New EP Your Ghost Coming September 9th via Better Company Records
Indie pop outfit San Fermin are back today with news of a new EP entitled Your Ghost, arriving September 9th via the band’s record label, Better Company Records. The EP is the latest step in the band’s increasingly prolific output, arriving after their 2020 record, The Cormorant I & II and their 2021 collaborative EP, In This House.
Your Ghost sees vocalist Allen Tate stepping into a producer role for the first time, pushing songwriter Ellis Ludwig-Leone in new creative directions. The resulting EP allows the band’s restless musical approach to momentarily settle into a set of comparatively sparse and soul-stirring confessionals without losing the lush beauty that has become their trademark. Fans can see this new creative dynamic in action with the EP’s lead single, “Someone You Call Baby,” premiering with Under the Radar.
“Someone You Call Baby” finds vocalist Claire Wellin meditating on a changing relationship as distance grows, friends move away, and new relationships form. It begins as a melancholic ballad with the band locking into an effortless acoustic groove, but in the latter half the track ascends into powerfully cathartic climax, backed by lush layers of brass and keys.
The track captures the band’s talent for gorgeously arranged instrumentation and slow-burning climaxes, yet it also shows a newly fragile emotional element, revealing stark new facets to Ludwig-Leone’s songwriting. There is austere simplicity and genuine emotional core to the band’s lyricism, one that elevates the track’s deep longing confessionals一“Do you think you think you’ll still respond / To the text I send at 1 AM / When there’s someone you call baby? / Will it be like nothing’s even changed? / Do you think you’ll still come out to the after party / When you’re bringing someone you call baby?”
Speaking on the track, Ludwig-Leone writes,
“Since Allen took over producing, my writing process has really changed. I wrote this one at the piano and it came out almost like a ballad, which I never usually write. The song had three distinct sections we really liked, but we couldn’t figure out how to piece it all together, til we finally landed on a version where the first half of the song is a relaxed acoustic guitar groove, which sets up this big cathartic build at the end. Allen and I argued about this one a lot, but often those end up being the best songs.”
Check out the song early below. You can also read Ellis Ludwig-Leone’s brief Q&A with Under the Radar on “Someone You Call Baby” and the forthcoming EP. The Your Ghost EP is out everywhere on September 9th via Better Company Records.
With regard to building your forthcoming three-track EP, where did you begin, conceptually? And how did “Someone You Call Baby” make the cut?
This EP was a departure from my normal writing process, because Allen is producing the music for the first time and has been getting involved earlier in the songwriting process. He pushed me to be more direct both lyrically but also musically, because usually I get preoccupied with the arrangements when I’m writing. But for these songs, I wrote at the piano, bare bones style.

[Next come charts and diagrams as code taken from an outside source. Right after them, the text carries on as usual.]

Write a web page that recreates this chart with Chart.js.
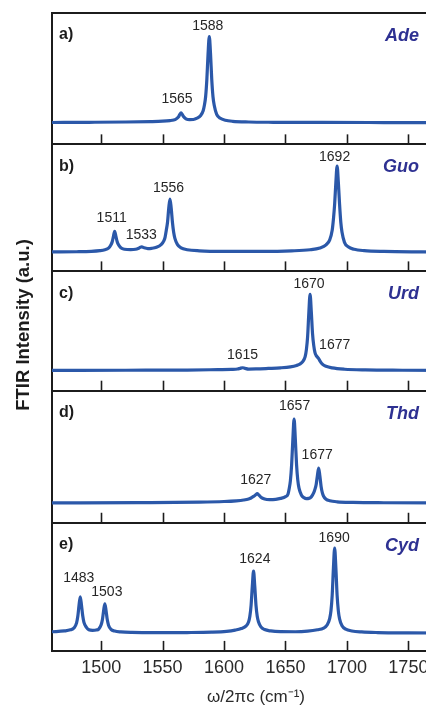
<!DOCTYPE html>
<html>
<head>
<meta charset="utf-8">
<script src="https://cdn.jsdelivr.net/npm/chart.js@4.4.1/dist/chart.umd.min.js"></script>
<style>
  html, body { margin: 0; padding: 0; background: #fff; overflow: hidden; }
  #wrap { width: 426px; height: 706px; overflow: hidden; }
</style>
</head>
<body>
<div id="wrap"><canvas id="ftir" width="460" height="706"></canvas></div>
<script>
// wavenumber (cm-1) and intensity (a.u.), one pair of arrays per panel
const adeNu = [1460,1490,1520,1540,1550,1556,1559,1561,1563,1564,1565,1566,1567,1569,1572,1575,1578,1581,1583,1584,1585,1586,1587,1588,1589,1590,1591,1592,1594,1597,1601,1607,1620,1640,1680,1730,1792];
const adeI  = [0.3,0.5,0.8,1.2,1.6,2.2,2.8,3.8,6,8.3,9.8,8.4,6.2,4,3.2,3.3,4.6,7.3,12,17.5,26,43,69,86,69,43,26,17.5,8.5,4.5,2.6,1.5,0.8,0.5,0.35,0.25,0.2];

const guoNu = [1460,1480,1492,1499,1503,1506,1508,1509,1510,1511,1512,1513,1514,1516,1519,1524,1528,1531,1533,1535,1538,1541,1545,1549,1551,1552,1553,1554,1555,1556,1557,1558,1559,1560,1562,1565,1570,1580,1600,1630,1655,1670,1678,1683,1686,1688,1689,1690,1691,1692,1693,1694,1695,1696,1698,1701,1706,1714,1730,1760,1792];
const guoI  = [0.4,0.6,1.0,1.7,2.6,4.2,7.5,10.5,16,21,16,10.8,7.8,4.6,3.1,2.7,3.1,4.4,5.5,4.5,3.8,4,5,8,11.5,15,22,30,44,53,44,30,20,14,8,4.5,2.6,1.5,1.0,1.0,1.5,2.6,4.4,7.5,12.5,22,33,48,70,86,70,48,30,20,10,5.5,3,1.7,0.9,0.5,0.3];

const urdNu = [1460,1520,1570,1595,1606,1611,1613,1615,1617,1620,1626,1636,1646,1654,1659,1662,1664,1666,1667,1668,1669,1670,1671,1672,1673,1674,1675,1676,1677,1678,1680,1683,1688,1698,1715,1745,1792];
const urdI  = [0.2,0.4,0.6,1.0,1.2,1.6,2.3,2.9,2.3,1.6,1.7,2.2,2.8,3.8,5.2,6.8,9,14,21,34,58,76,59,37,25,18,15,13.5,12,9.8,6.5,4.3,2.7,1.4,0.7,0.4,0.2];

const thdNu = [1460,1530,1580,1600,1610,1616,1620,1622,1624,1626,1627,1628,1630,1633,1637,1642,1646,1650,1652,1653,1654,1655,1656,1657,1658,1659,1660,1661,1663,1665,1667,1669,1671,1673,1674,1675,1676,1677,1678,1679,1680,1681,1683,1686,1692,1705,1730,1792];
const thdI  = [0.3,0.6,1.1,1.7,2.4,3.2,4.2,5.2,6.8,8.6,9.5,8.6,6,4.2,3.6,3.9,4.8,6.5,9,14.5,22.5,38.5,64,84,64,38.5,23,15,8,5.6,4.6,4.8,6.3,10.5,14,19,28,35,27,16.5,10.3,7,4,2.5,1.4,0.8,0.45,0.2];

const cydNu = [1460,1470,1475,1478,1480,1481,1482,1483,1484,1485,1486,1488,1490,1493,1496,1498,1500,1501,1502,1503,1504,1505,1506,1508,1511,1516,1525,1545,1570,1590,1602,1609,1614,1618,1620,1621,1622,1623,1624,1625,1626,1627,1628,1630,1633,1638,1646,1658,1668,1676,1681,1684,1686,1687,1688,1689,1690,1691,1692,1693,1694,1696,1699,1704,1712,1725,1750,1792];
const cydI  = [1.6,2.4,3.5,5.5,10.5,17,28,36.5,28,17.5,11,6,3.6,3,3.3,4.3,8.5,13.5,22.5,29.5,22.5,13.5,8.2,4,2.3,1.4,0.9,0.7,0.8,1.2,2,3.2,4.8,7.5,11.5,17,28,47,62,47,28,17,11.5,6.5,3.8,2.4,1.7,1.6,2.2,3.6,5.2,8.5,15,22.5,38,65,85,65,38,22.5,14.5,7.5,4.2,2.4,1.4,0.8,0.45,0.3];

// labelled peaks
const adePeaks = [1565, 1588];
const guoPeaks = [1511, 1533, 1556, 1692];
const urdPeaks = [1615, 1670, 1677];
const thdPeaks = [1627, 1657, 1677];
const cydPeaks = [1483, 1503, 1624, 1690];

const panelTags = ['a)', 'b)', 'c)', 'd)', 'e)'];
const molecules = ['Ade', 'Guo', 'Urd', 'Thd', 'Cyd'];
const xTicks = [1500, 1550, 1600, 1650, 1700, 1750];

// ---- styling ----
const FONT = '"Liberation Sans", Arial, Helvetica, sans-serif';
const INK = '#1c1c1c';
const LINE_BLUE = '#2b58a9';
const NAME_BLUE = '#2e3192';

// label nudges in px [dx, dy] relative to the peak point
const labelNudge = [
  [[-4, -13.5], [-1.5, -10.5]],
  [[-3, -13], [-0.5, -12], [-1.5, -11], [-2.5, -9]],
  [[0, -13], [-1, -10.5], [16, -13]],
  [[-1.5, -14], [0.5, -13], [-1.5, -12.5]],
  [[-1.5, -18.5], [2, -11.5], [1.3, -12.5], [-0.5, -10]]
];

const panels = [
  { id: 'ya', nu: adeNu, inten: adeI, peaks: adePeaks, min: -21.5, max: 109.5 },
  { id: 'yb', nu: guoNu, inten: guoI, peaks: guoPeaks, min: -19, max: 107.7 },
  { id: 'yc', nu: urdNu, inten: urdI, peaks: urdPeaks, min: -20, max: 99 },
  { id: 'yd', nu: thdNu, inten: thdI, peaks: thdPeaks, min: -19.5, max: 112.2 },
  { id: 'ye', nu: cydNu, inten: cydI, peaks: cydPeaks, min: -17.5, max: 110.3 }
];

const datasets = panels.map(p => ({
  data: p.nu.map((v, i) => ({ x: v, y: p.inten[i] })),
  yAxisID: p.id,
  borderColor: LINE_BLUE,
  borderWidth: 3.2,
  pointRadius: 0,
  fill: false,
  cubicInterpolationMode: 'monotone',
  borderJoinStyle: 'round',
  borderCapStyle: 'round'
}));

const scales = {
  x: {
    type: 'linear',
    min: 1460,
    max: 1792,
    afterBuildTicks: s => { s.ticks = xTicks.map(v => ({ value: v })); },
    grid: { display: false, drawTicks: false },
    border: { display: true, color: INK, width: 2 },
    ticks: {
      font: { family: FONT, size: 18 },
      color: '#2a2a2a',
      padding: 6,
      callback: v => String(v)
    },
    title: {
      display: true,
      text: 'ω/2πc (cm⁻¹)',
      font: { family: FONT, size: 17, lineHeight: 1 },
      color: '#2a2a2a',
      padding: { top: 4.5, bottom: 0 }
    }
  }
};

// stacked axes are laid out bottom-up, so declare the bottom panel first
panels.slice().reverse().forEach(p => {
  scales[p.id] = {
    type: 'linear',
    position: 'left',
    stack: 'spectra',
    stackWeight: p.max - p.min,
    min: p.min,
    max: p.max,
    afterBuildTicks: s => { s.ticks = [{ value: s.min }, { value: s.max }]; },
    ticks: { display: false },
    grid: { drawTicks: false, color: INK, lineWidth: 2 },
    border: { display: true, color: INK, width: 2 }
  };
});

// inner tick marks, panel tags, names and peak labels
const decorations = {
  id: 'decorations',
  afterDraw(chart) {
    const ctx = chart.ctx;
    const xs = chart.scales.x;
    const area = chart.chartArea;
    ctx.save();

    panels.forEach((p, k) => {
      const ys = chart.scales[p.id];

      ctx.strokeStyle = INK;
      ctx.lineWidth = 1.6;
      xTicks.forEach(v => {
        const px = Math.round(xs.getPixelForValue(v)) + 0.5;
        ctx.beginPath();
        ctx.moveTo(px, ys.bottom);
        ctx.lineTo(px, ys.bottom - 10);
        ctx.stroke();
      });

      ctx.textBaseline = 'middle';
      ctx.fillStyle = INK;
      ctx.textAlign = 'left';
      ctx.font = 'bold 16px ' + FONT;
      ctx.fillText(panelTags[k], area.left + 7, ys.top + 22);

      ctx.fillStyle = NAME_BLUE;
      ctx.textAlign = 'right';
      ctx.font = 'italic bold 18px ' + FONT;
      ctx.fillText(molecules[k], 419, ys.top + 23);

      ctx.fillStyle = '#262626';
      ctx.textAlign = 'center';
      ctx.font = '14px ' + FONT;
      p.peaks.forEach((pk, j) => {
        const y = p.inten[p.nu.indexOf(pk)];
        const [dx, dy] = labelNudge[k][j];
        ctx.fillText(String(pk), xs.getPixelForValue(pk) + dx, ys.getPixelForValue(y) + dy);
      });
    });

    // shared y title
    ctx.translate(24, 325);
    ctx.rotate(-Math.PI / 2);
    ctx.fillStyle = INK;
    ctx.textAlign = 'center';
    ctx.textBaseline = 'middle';
    ctx.font = 'bold 18.5px ' + FONT;
    ctx.fillText('FTIR Intensity (a.u.)', 0, 0);
    ctx.restore();
  }
};

new Chart(document.getElementById('ftir'), {
  type: 'line',
  data: { datasets: datasets },
  options: {
    responsive: false,
    animation: false,
    layout: { padding: { left: 52, top: 13, right: 0, bottom: 0 } },
    plugins: { legend: { display: false }, tooltip: { enabled: false } },
    scales: scales
  },
  plugins: [decorations]
});
</script>
</body>
</html>
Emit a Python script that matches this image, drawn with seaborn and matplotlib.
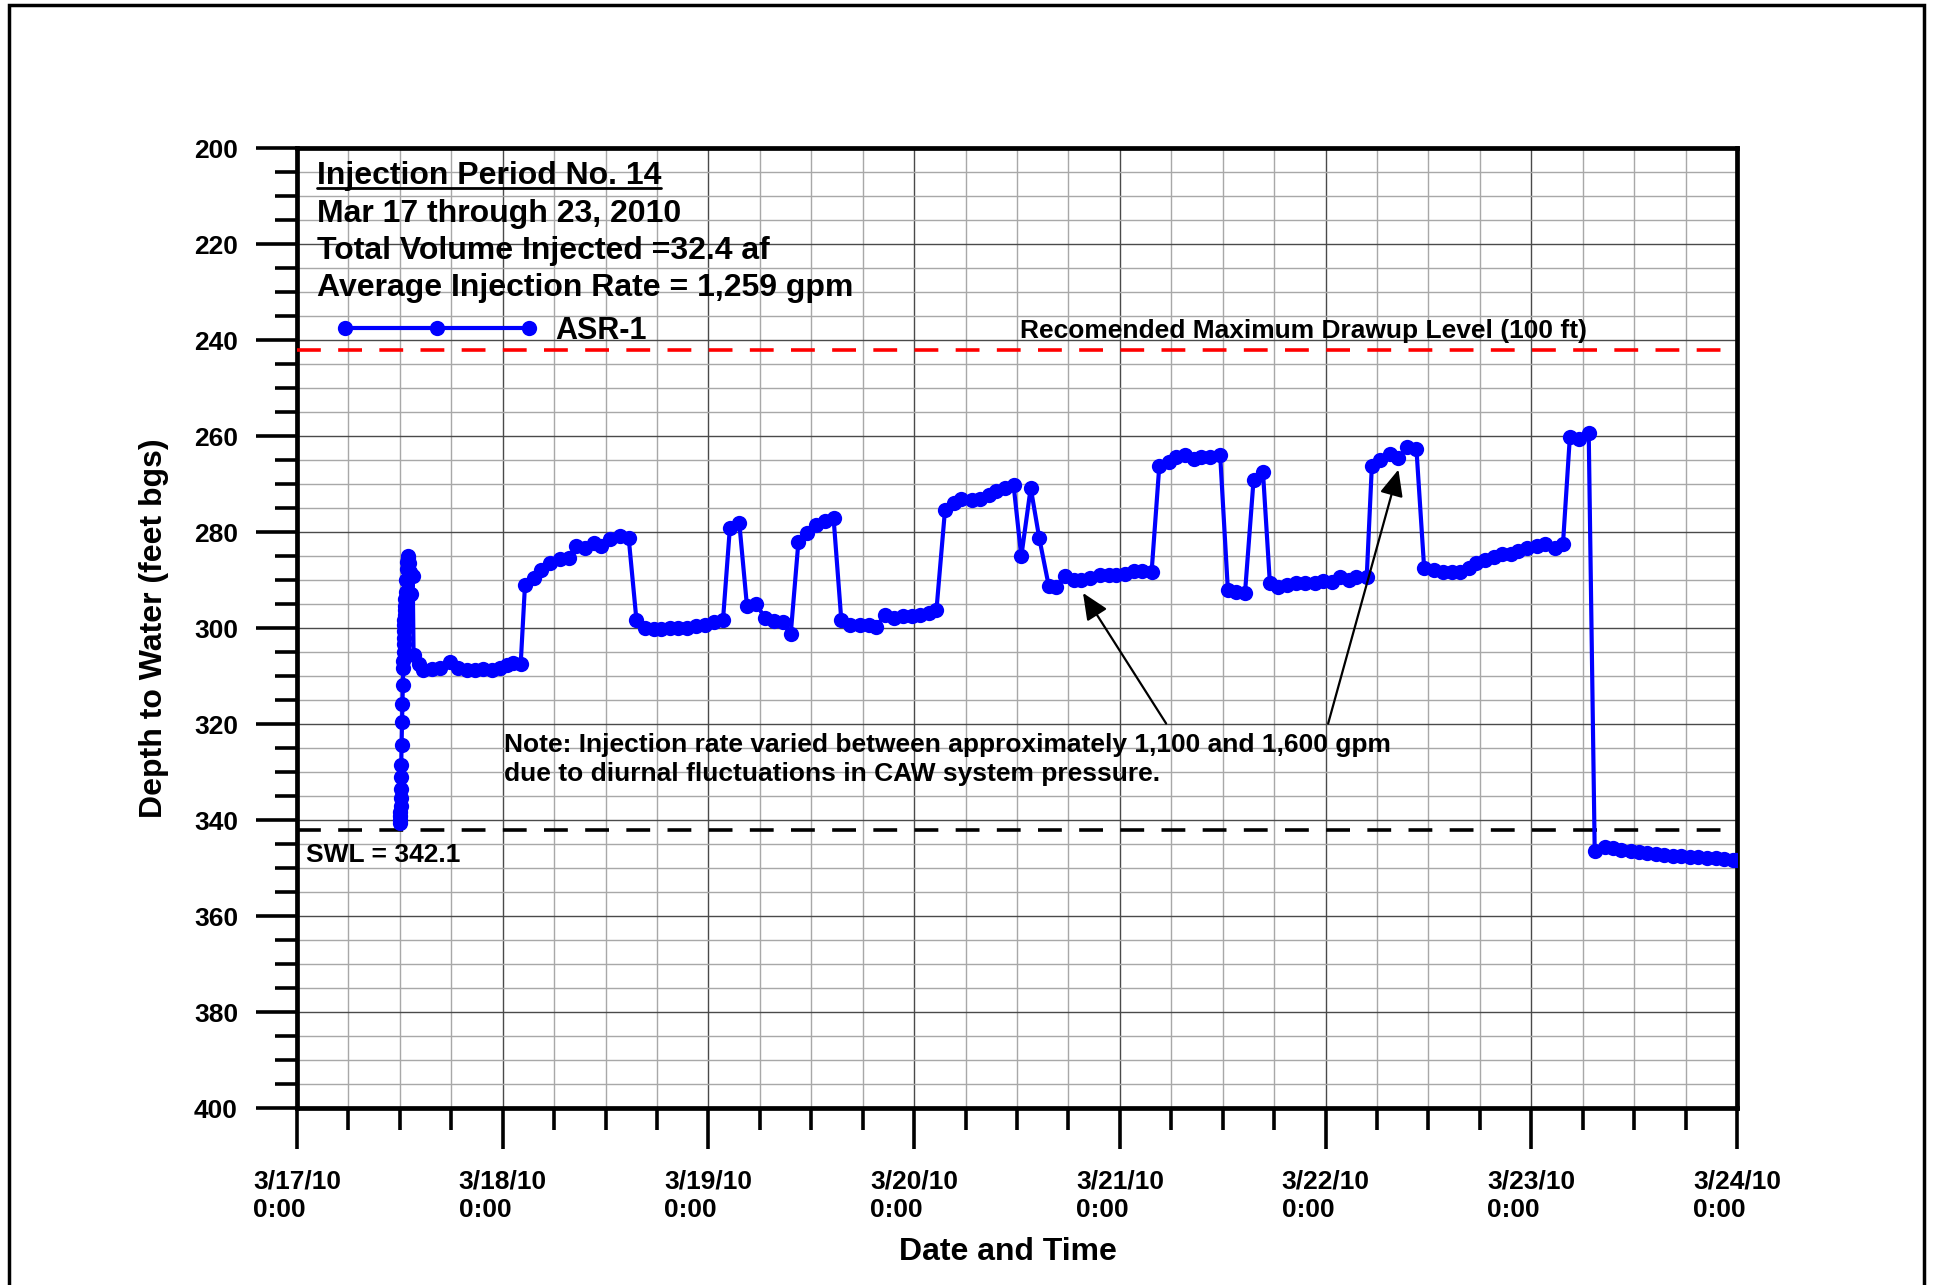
import pandas as pd
import matplotlib
matplotlib.use("Agg")
import matplotlib.pyplot as plt
import matplotlib.dates as mdates
from matplotlib.ticker import MultipleLocator
from matplotlib.lines import Line2D
from matplotlib.patches import Rectangle
import seaborn as sns

# ---------------------------------------------------------------- data
start = pd.Timestamp("2010-03-17 00:00")

# hours after 3/17/10 0:00, one list entry per logged reading
elapsed_hours = [
    12.00, 12.02, 12.04, 12.06, 12.08, 12.10, 12.12, 12.14, 12.16, 12.20,
    12.25, 12.30, 12.35, 12.40, 12.42, 12.44, 12.46, 12.48, 12.50, 12.52,
    12.54, 12.56, 12.58, 12.60, 12.65, 12.70, 12.75, 12.80, 12.85, 12.90,
    12.95, 13.05, 13.20, 13.35, 13.50, 13.60, 14.2,
    14.7, 15.7, 16.7, 17.9, 18.8, 19.8, 20.8, 21.7, 22.7, 23.7, 24.5, 25.2, 26.1,
    26.6, 27.6, 28.5, 29.5, 30.7, 31.7, 32.6, 33.6, 34.6, 35.5, 36.5, 37.7, 38.7,
    39.6, 40.6, 41.6, 42.5, 43.5, 44.5, 45.5, 46.6, 47.6, 48.6, 49.7,
    50.5, 51.6,
    52.5, 53.6, 54.6, 55.6, 56.7, 57.6,
    58.5, 59.5, 60.6, 61.6, 62.6,
    63.5, 64.5, 65.7, 66.7, 67.6, 68.6, 69.6, 70.7, 71.7, 72.7, 73.7, 74.6,
    75.6, 76.6, 77.5, 78.7, 79.7, 80.7, 81.6, 82.6, 83.6,
    84.5, 85.6, 86.6,
    87.7, 88.6, 89.6, 90.6, 91.5, 92.5, 93.7, 94.7, 95.6, 96.6, 97.6, 98.6, 99.7,
    100.6, 101.7, 102.6, 103.6, 104.6, 105.5, 106.5, 107.7,
    108.6, 109.6, 110.6,
    111.6, 112.7,
    113.5, 114.5, 115.5, 116.6, 117.6, 118.8, 119.7, 120.7, 121.7, 122.7, 123.6, 124.8,
    125.4, 126.4, 127.5, 128.5, 129.5, 130.6,
    131.5, 132.6, 133.7, 134.7, 135.7, 136.7, 137.6, 138.6, 139.6, 140.6, 141.6,
    142.5, 143.5, 144.7, 145.6, 146.8, 147.7,
    148.5, 149.6, 150.7,
    151.4, 152.6, 153.5, 154.5, 155.6, 156.6, 157.5, 158.5, 159.5, 160.5, 161.5,
    162.5, 163.5, 164.5, 165.5, 166.5, 167.5, 167.9,
]

# depth to water, feet below ground surface
depth_ft = [
    340.6, 340.0, 339.2, 338.3, 337.0, 335.5, 333.5, 331.0, 328.5, 324.3,
    319.5, 315.8, 311.8, 308.3, 306.8, 305.0, 303.4, 302.0, 300.6, 299.4,
    298.3, 297.3, 296.3, 295.5, 294.0, 292.5, 290.0, 287.8, 286.3, 285.4,
    285.1, 286.4, 288.3, 293.0, 289.2, 305.6, 307.6,
    308.7, 308.6, 308.3, 307.0, 308.3, 308.7, 308.7, 308.6, 308.7, 308.4, 307.8, 307.2, 307.4,
    291.0, 289.6, 287.9, 286.5, 285.6, 285.4, 283.0, 283.3, 282.2, 283.0, 281.5, 280.9, 281.3,
    298.3, 300.0, 300.3, 300.2, 300.0, 300.0, 299.9, 299.6, 299.3, 298.8, 298.3,
    279.2, 278.1,
    295.5, 295.1, 297.9, 298.5, 298.8, 301.3,
    282.0, 280.2, 278.5, 277.8, 277.1,
    298.3, 299.3, 299.4, 299.4, 299.7, 297.2, 297.9, 297.5, 297.6, 297.2, 296.9, 296.3,
    275.4, 274.0, 273.1, 273.3, 273.1, 272.2, 271.5, 270.8, 270.2,
    285.1, 270.8, 281.3,
    291.2, 291.4, 289.2, 290.1, 290.0, 289.5, 288.9, 289.0, 288.9, 288.8, 288.2, 288.1, 288.4,
    266.3, 265.5, 264.4, 263.9, 264.8, 264.3, 264.4, 263.9,
    292.0, 292.4, 292.7,
    269.1, 267.6,
    290.6, 291.4, 291.1, 290.7, 290.7, 290.6, 290.3, 290.5, 289.4, 289.9, 289.3, 289.4,
    266.2, 265.1, 263.7, 264.6, 262.3, 262.7,
    287.5, 288.0, 288.4, 288.4, 288.4, 287.5, 286.5, 285.8, 285.3, 284.5, 284.6,
    283.9, 283.4, 283.0, 282.6, 283.3, 282.4,
    260.2, 260.6, 259.4,
    346.5, 345.6, 345.9, 346.2, 346.5, 346.7, 346.9, 347.1, 347.2, 347.4, 347.5,
    347.7, 347.8, 347.9, 348.0, 348.1, 348.3, 348.4,
]

swl_depth = 342.1                       # static water level
max_drawup_depth = swl_depth - 100.0    # recommended maximum drawup (100 ft)

day_ticks = pd.date_range("2010-03-17", "2010-03-24", freq="D")
tick_labels = ["3/17/10\n0:00", "3/18/10\n0:00", "3/19/10\n0:00", "3/20/10\n0:00",
               "3/21/10\n0:00", "3/22/10\n0:00", "3/23/10\n0:00", "3/24/10\n0:00"]

info_lines = ["Injection Period No. 14",
              "Mar 17 through 23, 2010",
              "Total Volume Injected =32.4 af",
              "Average Injection Rate = 1,259 gpm"]
note_lines = ["Note: Injection rate varied between approximately 1,100 and 1,600 gpm",
              "due to diurnal fluctuations in CAW system pressure."]
# points the note arrows refer to (hours after start, depth) and where they leave the note
arrow_heads = [(91.7, 292.7), (128.5, 267.0)]
arrow_tails = [(101.4, 319.9), (120.3, 319.9)]

# ---------------------------------------------------------------- figure
sns.set_style("white")
plt.rcParams["font.family"] = ["Liberation Sans", "DejaVu Sans"]
plt.rcParams["font.weight"] = "bold"
plt.rcParams["axes.labelweight"] = "bold"
for key in ("text.color", "axes.labelcolor", "xtick.color", "ytick.color",
            "xtick.labelcolor", "ytick.labelcolor"):
    plt.rcParams[key] = "black"

W, H = 1934, 1285
fig = plt.figure(figsize=(W / 100, H / 100), dpi=100)


def fx(px):
    return px / W


def fy(py):
    return 1 - py / H


L, R, T, B = 297, 1737, 148, 1108
ax = fig.add_axes([fx(L), fy(B), fx(R) - fx(L), fy(T) - fy(B)])


def ax_x(px):
    return (px - L) / (R - L)


def ax_y(py):
    return (B - py) / (B - T)


df = pd.DataFrame({
    "time": start + pd.to_timedelta(elapsed_hours, unit="h"),
    "depth": depth_ft,
})

sns.lineplot(data=df, x="time", y="depth", ax=ax, color="#0000FF", linewidth=3.0,
             marker="o", markersize=11, markeredgecolor="#0000FF", markeredgewidth=0,
             estimator=None, sort=False, label="ASR-1", zorder=5)

dash = (0, (6.6, 4.8))
ax.axhline(max_drawup_depth, color="#FF0000", lw=2.6, ls=dash, zorder=3)
ax.axhline(swl_depth, color="black", lw=2.6, ls=dash, zorder=3)

# axes, ticks, grid
ax.set_ylim(400, 200)
day_nums = mdates.date2num(day_ticks.to_pydatetime())
ax.set_xlim(day_nums[0], day_nums[-1])
ax.set_xticks(day_nums, tick_labels)
ax.xaxis.set_minor_locator(mdates.HourLocator(byhour=[6, 12, 18]))
ax.yaxis.set_major_locator(MultipleLocator(20))
ax.yaxis.set_minor_locator(MultipleLocator(5))
plt.setp(ax.get_xticklabels(), multialignment="left")

ax.tick_params(which="major", length=29.5, width=2.6, direction="out",
               labelsize=19, colors="black")
ax.tick_params(axis="y", which="major", pad=13)
ax.tick_params(axis="x", which="major", pad=15)
ax.tick_params(which="minor", length=16, width=2.6, direction="out", colors="black")
ax.tick_params(left=True, bottom=True, which="both")

for s in ax.spines.values():
    s.set_linewidth(3.4)
    s.set_color("black")
    s.set_visible(True)

ax.grid(which="major", color="#4a4a4a", lw=1.0)
ax.grid(which="minor", color="#a8a8a8", lw=1.0)
ax.set_axisbelow(True)

ax.set_xlabel("Date and Time", fontsize=23, fontweight="bold", va="center")
ax.set_ylabel("Depth to Water (feet bgs)", fontsize=23, fontweight="bold", va="center")
ax.xaxis.set_label_coords(ax_x(1008), ax_y(1252))
ax.yaxis.set_label_coords(ax_x(154), 0.5)

# legend
ax.legend(loc="center left", bbox_to_anchor=(ax_x(336), ax_y(331)), frameon=False,
          numpoints=3, handlelength=6.6, handletextpad=0.56, borderpad=0,
          borderaxespad=0, prop=dict(size=22, weight="bold"))

# information block
info_baselines = [184, 222, 259, 296]
info_texts = []
for line, yb in zip(info_lines, info_baselines):
    info_texts.append(fig.text(fx(317), fy(yb), line, fontsize=23,
                               fontweight="bold", va="baseline", ha="left"))

fig.text(fx(1020), fy(338.5), "Recomended Maximum Drawup Level (100 ft)",
         fontsize=19, fontweight="bold", va="baseline")
fig.text(fx(306), fy(861.5), f"SWL = {swl_depth}", fontsize=19,
         fontweight="bold", va="baseline")
for line, yb in zip(note_lines, [752, 781]):
    fig.text(fx(504), fy(yb), line, fontsize=19, fontweight="bold", va="baseline")

for (hh, dh), (ht, dt) in zip(arrow_heads, arrow_tails):
    xh = mdates.date2num(start + pd.Timedelta(hours=hh))
    xt = mdates.date2num(start + pd.Timedelta(hours=ht))
    ax.annotate("", xy=(xh, dh), xytext=(xt, dt),
                arrowprops=dict(arrowstyle="-|>,head_length=0.45,head_width=0.2",
                                color="black", lw=1.6, mutation_scale=36,
                                shrinkA=0, shrinkB=0),
                zorder=6)

# underline the heading
fig.canvas.draw()
bb = info_texts[0].get_window_extent()
fig.add_artist(Line2D([bb.x0 / W, bb.x1 / W], [fy(187.5), fy(187.5)],
                      transform=fig.transFigure, color="black", lw=2.0))

# page frame
fig.add_artist(Rectangle((fx(9), -0.05), fx(1924) - fx(9), fy(5) + 0.05,
                         transform=fig.transFigure, fill=False, ec="black", lw=2.5))

fig.savefig("out.png", dpi=100, facecolor="white")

So this EP was really an experiment, a proof of concept that I can write songs in that more classic vein.
You spoke on how this track took a lot of work to finally reach its end result — what were some of the ideas that hit the cutting room floor during the troubleshooting process?
The thing we had to work out was the form. I knew I liked that chorus that opens the song, which I had initially thought of as a verse, and I liked that refrain at the end. But figuring out how to piece it all together took a bit of time, making everything set up that last refrain so that when you arrive, you can just live in it and let it build and repeat.
How would you say this new single fits into the San Fermin discography, stylistically and thematically?
It’s a new approach with the way my working relationship with Allen has evolved, but the music has a lot in common with other parts of our discography. The way the track builds to the end and sets up that final keyboard/brass line that comes in for the last eight bars, that catharsis feels pretty in line with what people might expect from a San Fermin song. I really like the tune, but I’m also excited for what it sets up for the future of the band… writing this EP opened up a lot of new ground for me from a songwriting perspective that I’m excited to explore.